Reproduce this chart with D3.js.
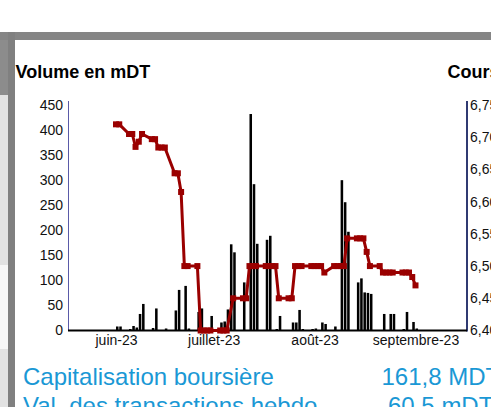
<!DOCTYPE html>
<html>
<head>
<meta charset="utf-8">
<script src="https://cdn.jsdelivr.net/npm/d3@7"></script>
<style>
  body { margin: 0; background: #fff; }
  svg text { font-family: "Liberation Sans", Arial, sans-serif; }
</style>
</head>
<body>
<svg id="chart" width="491" height="407"></svg>
<script>
// cours (DT), one point per trading day
var priceDates = ["2023-06-01","2023-06-02","2023-06-05","2023-06-06","2023-06-07","2023-06-08","2023-06-09",
  "2023-06-12","2023-06-13","2023-06-14","2023-06-15","2023-06-16","2023-06-19","2023-06-20","2023-06-21",
  "2023-06-22","2023-06-23","2023-06-26","2023-06-27","2023-06-28","2023-06-29","2023-06-30","2023-07-03",
  "2023-07-04","2023-07-05","2023-07-07","2023-07-10","2023-07-11","2023-07-12","2023-07-13","2023-07-14",
  "2023-07-17","2023-07-18","2023-07-19","2023-07-20","2023-07-21","2023-07-24","2023-07-25","2023-07-26",
  "2023-07-27","2023-07-28","2023-07-31","2023-08-01","2023-08-02","2023-08-03","2023-08-04","2023-08-07",
  "2023-08-08","2023-08-09","2023-08-10","2023-08-11","2023-08-14","2023-08-15","2023-08-16","2023-08-17",
  "2023-08-18","2023-08-21","2023-08-22","2023-08-23","2023-08-24","2023-08-25","2023-08-28","2023-08-29",
  "2023-08-30","2023-08-31","2023-09-01"];
var priceValues = [6.72,6.72,6.705,6.705,6.685,6.693,6.705,
  6.697,6.697,6.684,6.684,6.684,6.644,6.644,6.615,
  6.50,6.50,6.50,6.40,6.40,6.40,6.40,6.40,
  6.40,6.40,6.45,6.45,6.45,6.50,6.50,6.50,
  6.50,6.50,6.50,6.50,6.45,6.45,6.45,6.50,
  6.50,6.50,6.50,6.50,6.50,6.50,6.49,6.50,
  6.50,6.50,6.50,6.543,6.543,6.543,6.543,6.522,
  6.50,6.50,6.49,6.49,6.49,6.49,6.49,6.49,
  6.49,6.483,6.47];

// volume (mDT)
var volDates = ["2023-06-01","2023-06-02","2023-06-05","2023-06-06","2023-06-07","2023-06-08","2023-06-09",
  "2023-06-12","2023-06-13","2023-06-16","2023-06-19","2023-06-20","2023-06-22","2023-06-23","2023-06-26",
  "2023-06-27","2023-06-30","2023-07-03","2023-07-04","2023-07-05","2023-07-06","2023-07-07","2023-07-10",
  "2023-07-12","2023-07-13","2023-07-14","2023-07-17","2023-07-18","2023-07-20","2023-07-21","2023-07-25",
  "2023-07-26","2023-07-27","2023-07-28","2023-07-31","2023-08-01","2023-08-03","2023-08-04","2023-08-07",
  "2023-08-09","2023-08-10","2023-08-11","2023-08-14","2023-08-15","2023-08-16","2023-08-17","2023-08-18",
  "2023-08-22","2023-08-24","2023-08-25","2023-08-28","2023-08-29","2023-08-31","2023-09-01"];
var volValues = [8,8,3,9,6,33,53,
  5,44,4,40,81,89,4,37,
  44,29,16,18,42,172,156,96,
  432,292,173,181,189,3,29,16,
  16,41,3,3,4,16,13,8,
  300,256,197,96,104,76,75,73,
  33,33,33,3,37,17,4];

var monthTicks = ["2023-06-01","2023-07-01","2023-08-01","2023-09-01"];
var monthLabels = ["juin-23","juillet-23","août-23","septembre-23"];
var volTicks = [0,50,100,150,200,250,300,350,400,450];
var priceTicks = [6.40,6.45,6.50,6.55,6.60,6.65,6.70,6.75];

var parse = d3.timeParse("%Y-%m-%d");
var svg = d3.select("#chart");

// page frame
svg.append("rect").attr("x",0).attr("y",0).attr("width",491).attr("height",407).attr("fill","#fff");
svg.append("rect").attr("x",0).attr("y",32).attr("width",491).attr("height",8).attr("fill","#858585");
svg.append("rect").attr("x",0).attr("y",40).attr("width",8).attr("height",55).attr("fill","#8c8c8c");
svg.append("rect").attr("x",0).attr("y",95).attr("width",8).attr("height",170).attr("fill","#e2e2e2");
svg.append("rect").attr("x",0).attr("y",265).attr("width",8).attr("height",84).attr("fill","#f7f7f7");
svg.append("rect").attr("x",0).attr("y",349).attr("width",8).attr("height",58).attr("fill","#e2e2e2");
svg.append("rect").attr("x",8).attr("y",32).attr("width",7).attr("height",375).attr("fill","#808080");

var plotL = 68, plotR = 466, plotT = 105, plotB = 330.5;

var x = d3.scaleTime()
  .domain([parse(monthTicks[0]), parse(monthTicks[3])])
  .range([116, 415.5]);
x.domain([x.invert(plotL), x.invert(plotR)]).range([plotL, plotR]);

var yVol = d3.scaleLinear().domain([0, 450]).range([plotB, plotT]);
var yPx = d3.scaleLinear().domain([6.40, 6.75]).range([plotB, plotT]);

var fr = d3.formatLocale({decimal: ",", thousands: " ", grouping: [3], currency: ["", " DT"]});

// titles
svg.append("text").attr("x",15.5).attr("y",78).attr("font-size",18).attr("font-weight","bold")
  .attr("fill","#000").text("Volume en mDT");
svg.append("text").attr("x",447.5).attr("y",78).attr("font-size",18).attr("font-weight","bold")
  .attr("fill","#000").text("Cours");

// bars
var dayW = x(parse("2023-06-02")) - x(parse("2023-06-01"));
var bw = dayW * 0.78;
svg.append("g").selectAll("rect")
  .data(volDates.map(function(d, i) { return {date: parse(d), v: volValues[i]}; }))
  .join("rect")
  .attr("x", function(d) { return x(d.date); })
  .attr("y", function(d) { return yVol(d.v); })
  .attr("width", bw)
  .attr("height", function(d) { return plotB - yVol(d.v); })
  .attr("fill", "#000");

// axes
var gl = svg.append("g").attr("transform","translate(" + plotL + ",0)")
  .call(d3.axisLeft(yVol).tickValues(volTicks).tickSize(0).tickPadding(5));
var gr = svg.append("g").attr("transform","translate(" + plotR + ",0)")
  .call(d3.axisRight(yPx).tickValues(priceTicks).tickSize(0).tickPadding(4).tickFormat(fr.format(".2f")));
var gb = svg.append("g").attr("transform","translate(0," + plotB + ")")
  .call(d3.axisBottom(x).tickValues(monthTicks.map(parse)).tickSize(0).tickPadding(5)
    .tickFormat(function(d, i) { return monthLabels[i]; }));
[gl, gr, gb].forEach(function(g) {
  g.select(".domain").remove();
  g.selectAll("text").attr("font-size", 14).attr("fill", "#111")
    .style("font-family", "'Liberation Sans', Arial, sans-serif");
});

svg.append("line").attr("x1",plotL+0.5).attr("x2",plotL+0.5).attr("y1",101).attr("y2",plotB)
  .attr("stroke","#5a5aa8").attr("stroke-width",1);
svg.append("line").attr("x1",plotR+1).attr("x2",plotR+1).attr("y1",101).attr("y2",plotB+1)
  .attr("stroke","#303a72").attr("stroke-width",2);
svg.append("line").attr("x1",plotL).attr("x2",plotR+1).attr("y1",plotB).attr("y2",plotB)
  .attr("stroke","#000").attr("stroke-width",2);

// price line
var pts = priceDates.map(function(d, i) { return {date: parse(d), v: priceValues[i]}; });
svg.append("path").datum(pts)
  .attr("fill","none").attr("stroke","#9a0000").attr("stroke-width",3).attr("stroke-linejoin","round")
  .attr("d", d3.line().x(function(d) { return x(d.date); }).y(function(d) { return yPx(d.v); }));
svg.append("g").selectAll("rect").data(pts).join("rect")
  .attr("x", function(d) { return x(d.date) - 3; })
  .attr("y", function(d) { return yPx(d.v) - 3; })
  .attr("width", 6).attr("height", 6).attr("fill", "#9a0000");

// key figures
var blue = "#1a98d5";
svg.append("text").attr("x",23).attr("y",385).attr("font-size",24).attr("fill",blue).text("Capitalisation boursière");
svg.append("text").attr("x",381.5).attr("y",385).attr("font-size",24).attr("fill",blue).text("161,8 MDT");
svg.append("text").attr("x",23).attr("y",414).attr("font-size",24).attr("fill",blue).text("Val. des transactions hebdo");
svg.append("text").attr("x",388).attr("y",414).attr("font-size",24).attr("fill",blue).text("60,5 mDT");
</script>
</body>
</html>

·····

Objective
Everything from the first line to the line with "6.49,6.483,6.47];" must be repeated exactly, and nothing else. Leave the pictures out.

Solved problem
Reproduce this chart with D3.js.
<!DOCTYPE html>
<html>
<head>
<meta charset="utf-8">
<script src="https://cdn.jsdelivr.net/npm/d3@7"></script>
<style>
  body { margin: 0; background: #fff; }
  svg text { font-family: "Liberation Sans", Arial, sans-serif; }
</style>
</head>
<body>
<svg id="chart" width="491" height="407"></svg>
<script>
// cours (DT), one point per trading day
var priceDates = ["2023-06-01","2023-06-02","2023-06-05","2023-06-06","2023-06-07","2023-06-08","2023-06-09",
  "2023-06-12","2023-06-13","2023-06-14","2023-06-15","2023-06-16","2023-06-19","2023-06-20","2023-06-21",
  "2023-06-22","2023-06-23","2023-06-26","2023-06-27","2023-06-28","2023-06-29","2023-06-30","2023-07-03",
  "2023-07-04","2023-07-05","2023-07-07","2023-07-10","2023-07-11","2023-07-12","2023-07-13","2023-07-14",
  "2023-07-17","2023-07-18","2023-07-19","2023-07-20","2023-07-21","2023-07-24","2023-07-25","2023-07-26",
  "2023-07-27","2023-07-28","2023-07-31","2023-08-01","2023-08-02","2023-08-03","2023-08-04","2023-08-07",
  "2023-08-08","2023-08-09","2023-08-10","2023-08-11","2023-08-14","2023-08-15","2023-08-16","2023-08-17",
  "2023-08-18","2023-08-21","2023-08-22","2023-08-23","2023-08-24","2023-08-25","2023-08-28","2023-08-29",
  "2023-08-30","2023-08-31","2023-09-01"];
var priceValues = [6.72,6.72,6.705,6.705,6.685,6.693,6.705,
  6.697,6.697,6.684,6.684,6.684,6.644,6.644,6.615,
  6.50,6.50,6.50,6.40,6.40,6.40,6.40,6.40,
  6.40,6.40,6.45,6.45,6.45,6.50,6.50,6.50,
  6.50,6.50,6.50,6.50,6.45,6.45,6.45,6.50,
  6.50,6.50,6.50,6.50,6.50,6.50,6.49,6.50,
  6.50,6.50,6.50,6.543,6.543,6.543,6.543,6.522,
  6.50,6.50,6.49,6.49,6.49,6.49,6.49,6.49,
  6.49,6.483,6.47];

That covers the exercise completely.